Yahoo! Answers is an example of an Internet-accessible answer submission system that allows users all over the world to submit questions that other users all over the world can view and answer. Users of answer submission systems submit such questions and answers using an Internet Browser such as Mozilla Firefox. After a user (an “asker”) has submitted a question, other users can read the question and, if they choose, submit an answer to the question. Answer submission systems typically allow users to see, along with a question, answers that have been submitted for that question, and the pseudonyms of the users (the “answerers”) who submitted those answers.
A particular question might receive multiple different answers from multiple different users. Some of the answers might be better than others. Answer submission systems may provide a mechanism for users to judge the value of an answer. For example, Yahoo! Answers provides a mechanism whereby the asker can select the best answer submitted for the asker's question. The selected best answer is designated as such. Other users can see which of the answers was selected as the best answer.
Over time, some answerers might tend to submit better answers to questions than other answerers do. This may be the result of the expertise of some answerers in comparison to the relative inexperience of other answerers on a particular topic, for example. Answerers who submit better answers might tend to have a greater proportion of their answers selected by askers as best answers. Consequently, the number of an answerer's answers that have been selected by askers as best answers can be used as an indicator of the expertise, wisdom, trustworthiness, and/or reliability of that answerer. At least one answer submission system provides a mechanism whereby everyone can see the number of best answers that have been submitted by each answerer. Askers might give more weight to answers provided by a particular answerer if a high percentage of the particular answerer's answers have been selected as best answers.

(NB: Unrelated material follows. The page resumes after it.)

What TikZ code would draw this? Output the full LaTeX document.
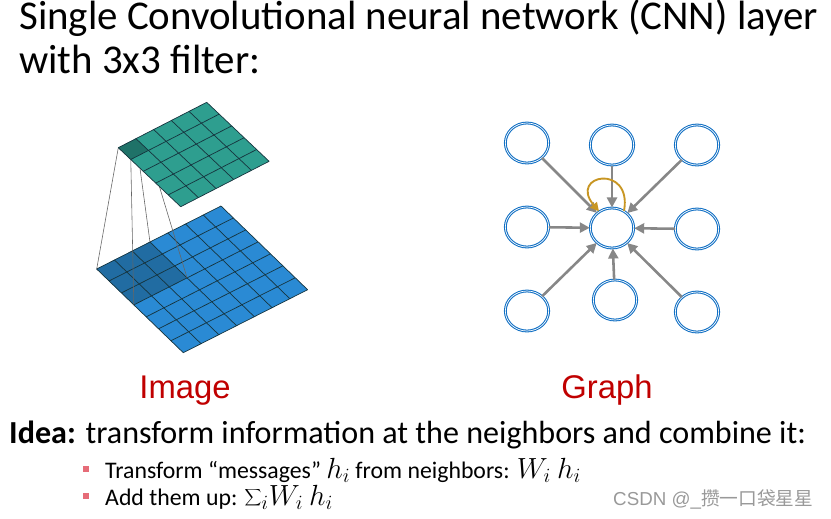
\documentclass[tikz,border=0pt]{standalone}
\usepackage{fontspec}
\setmainfont{Carlito}
\newfontfamily\arialfont{Liberation Sans}
\newfontfamily\cjkfont{Noto Sans CJK SC}
\usetikzlibrary{
	arrows.meta,
	calc,
	positioning,
	shapes.geometric,
}
\definecolor{tealsheet}{RGB}{46,158,143}
\definecolor{tealdark}{RGB}{31,114,104}
\definecolor{bluesheet}{RGB}{42,138,212}
\definecolor{bluedark}{RGB}{33,108,162}
\definecolor{gridline}{RGB}{22,52,62}
\definecolor{nodeblue}{RGB}{18,112,196}
\definecolor{edgegray}{RGB}{135,135,135}
\definecolor{loopgold}{RGB}{200,150,35}
\definecolor{labelred}{RGB}{192,0,0}
\definecolor{bulletred}{RGB}{230,108,120}
\newcommand{\mathbig}[1]{{\fontsize{23}{24}\selectfont$#1$}}
\tikzset{graph node/.style={
	draw=nodeblue,
	double=white,
	double distance=0.6pt,
	line width=0.9pt,
	ellipse,
	inner sep=0mm,
	minimum width=1.3cm,
	minimum height=1.2cm,
}}

\begin{document}
\begin{tikzpicture}[
x=0.03cm,
y=-0.03cm,
every node/.style={inner sep=0mm, anchor=base west},
]
% \draw [help lines] (0,0) grid (831,518);
\useasboundingbox (0,0) rectangle (831,518);

\tikzset{
	big/.style={font=\fontsize{34.9}{40}\selectfont},
	mid/.style={font=\fontsize{27.4}{32}\selectfont},
	small/.style={font=\fontsize{20.3}{24}\selectfont},
	caption/.style={font=\arialfont\fontsize{28}{34}\selectfont, text=labelred, anchor=base},
	sheet/.style={draw=gridline, line width=0.6pt},
	proj/.style={draw=black!60, line width=0.5pt},
	bullet/.style={fill=bulletred, minimum size=0.2cm, anchor=center},
	msg/.style={draw=edgegray, line width=2.2pt, -{Triangle[length=3mm,width=3mm]}},
	selfloop/.style={draw=loopgold, line width=1.6pt, -{Triangle[length=2.6mm,width=2.6mm]}},
}

\node[big] (title1)	at (19,29)	{Single Convolutional neural network (CNN) layer};
\node[big] (title2)	at (19,73)	{with 3x3 filter:};

% input image, 7x7
\coordinate (imgL) at (96.7,269);
\coordinate (imgU) at (124.3,-63);
\coordinate (imgV) at (86.6,83.7);
\fill[bluesheet] (imgL) -- ($(imgL)+(imgU)$) -- ($(imgL)+(imgU)+(imgV)$) -- ($(imgL)+(imgV)$) -- cycle;
\fill[bluedark] (imgL) -- ($(imgL)+3/7*(imgU)$) -- ($(imgL)+3/7*(imgU)+3/7*(imgV)$) -- ($(imgL)+3/7*(imgV)$) -- cycle;
\foreach \k in {0,...,7} {
	\draw[sheet] ($(imgL)+\k/7*(imgV)$) -- ($(imgL)+\k/7*(imgV)+(imgU)$);
	\draw[sheet] ($(imgL)+\k/7*(imgU)$) -- ($(imgL)+\k/7*(imgU)+(imgV)$);
}

% feature map, 5x5
\coordinate (featL) at (118.3,147.7);
\coordinate (featU) at (88.4,-45.4);
\coordinate (featV) at (62.4,59);

\coordinate (fa) at (featL);
\coordinate (fb) at ($(featL)+0.2*(featU)$);
\coordinate (fc) at ($(featL)+0.2*(featV)$);
\coordinate (fd) at ($(featL)+0.2*(featU)+0.2*(featV)$);
\coordinate (ia) at (imgL);
\coordinate (ib) at ($(imgL)+3/7*(imgU)$);
\coordinate (ic) at ($(imgL)+3/7*(imgV)$);
\coordinate (id) at ($(imgL)+3/7*(imgU)+3/7*(imgV)$);

\begin{scope}[proj]
\draw (fa) -- (ia);
\draw (fb) -- (ib);
\draw (fc) -- (ic);
\draw (fd) -- (id);
\end{scope}

\fill[tealsheet] (featL) -- ($(featL)+(featU)$) -- ($(featL)+(featU)+(featV)$) -- ($(featL)+(featV)$) -- cycle;
\fill[tealdark] (fa) -- (fb) -- (fd) -- (fc) -- cycle;
\foreach \k in {0,...,5} {
	\draw[sheet] ($(featL)+\k/5*(featV)$) -- ($(featL)+\k/5*(featV)+(featU)$);
	\draw[sheet] ($(featL)+\k/5*(featU)$) -- ($(featL)+\k/5*(featU)+(featV)$);
}

% graph
\begin{scope}[every node/.style={graph node}]
\node (nw)	at (527,143)	{};
\node (nn)	at (612,145)	{};
\node (ne)	at (697,145)	{};
\node (ww)	at (527,227)	{};
\node (ctr)	at (612,228)	{};
\node (ee)	at (697,229)	{};
\node (sw)	at (527,311)	{};
\node (ss)	at (615,300)	{};
\node (se)	at (697,312)	{};
\end{scope}

\begin{scope}[msg]
\draw (nw) -- (ctr);
\draw (nn) -- (ctr);
\draw (ne) -- (ctr);
\draw (ww) -- (ctr);
\draw (ee) -- (ctr);
\draw (sw) -- (ctr);
\draw (ss) -- (ctr);
\draw (se) -- (ctr);
\end{scope}
\draw[selfloop] (ctr.55) to[out=80, in=130, distance=1.45cm] (ctr.128);

\node[caption] (imgcap)		at (185,398)	{Image};
\node[caption] (graphcap)	at (607,398)	{Graph};

\node[mid] (idea)	at (9,443)	{\textbf{Idea:} transform information at the neighbors and combine it:};
\node[bullet] (b1)	at (86,469)	{};
\node[bullet] (b2)	at (86,496)	{};
\node[small] (item1)	at (105,478)	{Transform “messages” \mathbig{h_i} from neighbors: \mathbig{W_i\ h_i}};
\node[small] (item2)	at (105,505)	{Add them up: \mathbig{\smash{\displaystyle\sum\nolimits_i} W_i\ h_i}};

\node[text=black!40, font=\fontsize{16}{18}\selectfont] (mark) at (613,505) {\arialfont CSDN @\_\cjkfont 攒一口袋星星};

\end{tikzpicture}
\end{document}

For each question, though, there can only be one best answer selected from among potentially many answers submitted for that question. Consequently, the vast majority of answers submitted for each question will not be selected as best answers. Unless they are extraordinary, most answerers do not have a very good chance of having many of their answers selected as best answers. However, with each answer that a particular answerer submits, the chances that at least one of the particular answerer's answers will be selected as a best answer improve at least marginally. As a result, answerers who have submitted a large quantity of answers tend to have more reliable “best-answer indicators” than answerers who have submitted fewer answers.

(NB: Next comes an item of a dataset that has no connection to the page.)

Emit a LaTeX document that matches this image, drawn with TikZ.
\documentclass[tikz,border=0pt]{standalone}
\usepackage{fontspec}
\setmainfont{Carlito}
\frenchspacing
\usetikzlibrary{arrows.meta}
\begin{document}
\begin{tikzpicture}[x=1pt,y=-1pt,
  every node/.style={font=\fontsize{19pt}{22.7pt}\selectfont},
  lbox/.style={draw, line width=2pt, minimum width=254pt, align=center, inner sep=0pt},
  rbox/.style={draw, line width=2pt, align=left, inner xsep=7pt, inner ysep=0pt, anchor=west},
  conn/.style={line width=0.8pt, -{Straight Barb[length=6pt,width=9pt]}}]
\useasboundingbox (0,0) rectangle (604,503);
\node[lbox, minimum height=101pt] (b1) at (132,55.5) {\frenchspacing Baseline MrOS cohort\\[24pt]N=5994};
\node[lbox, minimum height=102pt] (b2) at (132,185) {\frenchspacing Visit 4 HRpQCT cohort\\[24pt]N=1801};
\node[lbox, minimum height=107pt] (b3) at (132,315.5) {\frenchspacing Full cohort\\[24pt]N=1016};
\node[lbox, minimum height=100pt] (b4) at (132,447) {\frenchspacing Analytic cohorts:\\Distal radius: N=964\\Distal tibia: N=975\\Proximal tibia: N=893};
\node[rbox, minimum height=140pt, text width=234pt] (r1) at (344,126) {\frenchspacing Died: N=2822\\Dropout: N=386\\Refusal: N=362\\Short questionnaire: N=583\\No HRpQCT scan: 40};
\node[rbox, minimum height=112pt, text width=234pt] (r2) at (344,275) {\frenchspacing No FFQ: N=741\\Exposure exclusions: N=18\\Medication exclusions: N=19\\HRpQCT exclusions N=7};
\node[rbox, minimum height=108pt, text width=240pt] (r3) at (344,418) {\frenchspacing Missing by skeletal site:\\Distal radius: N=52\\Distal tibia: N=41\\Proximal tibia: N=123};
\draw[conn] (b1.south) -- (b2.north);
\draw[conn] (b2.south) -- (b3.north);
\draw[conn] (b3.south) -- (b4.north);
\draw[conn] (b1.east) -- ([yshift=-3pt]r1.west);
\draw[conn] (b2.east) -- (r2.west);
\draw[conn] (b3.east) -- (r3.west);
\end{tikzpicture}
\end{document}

The traditional best-answer indicator, which is sometimes defined as the proportion of an answerer's answers that have been selected as best answers, sometimes fails to reflect accurately the true merit and credibility of that answerer. An answerer who has submitted only one answer probably will not have his answer selected as a best answer, with the result that his best-answer indicator will have a value of zero. As a result, many new answerers will end up with best-answer indicators that seem to indicate that those answerers' answers are not highly credible—even though, in reality, those answerers might be very credible. Those new answerers might go on to have a greater-than-average proportion of their answers selected as best answers over time. Unfortunately, when an answerer has submitted answers to only a few questions, the number of that answerer's answers that have been selected as best answers is often not a very accurate reflection of that answerer's merit or credibility. Alternatively, in the unusual instance in which an answerer has only submitted a single answer and that answer has been chosen as a best answer, the value of that answerer's best-answer indicator will be one, indicating that his answers are always selected as best answers—which is virtually impossible.
The approaches described in this section are approaches that could be pursued, but not necessarily approaches that have been previously conceived or pursued. Therefore, unless otherwise indicated, it should not be assumed that any of the approaches described in this section qualify as prior art merely by virtue of their inclusion in this section.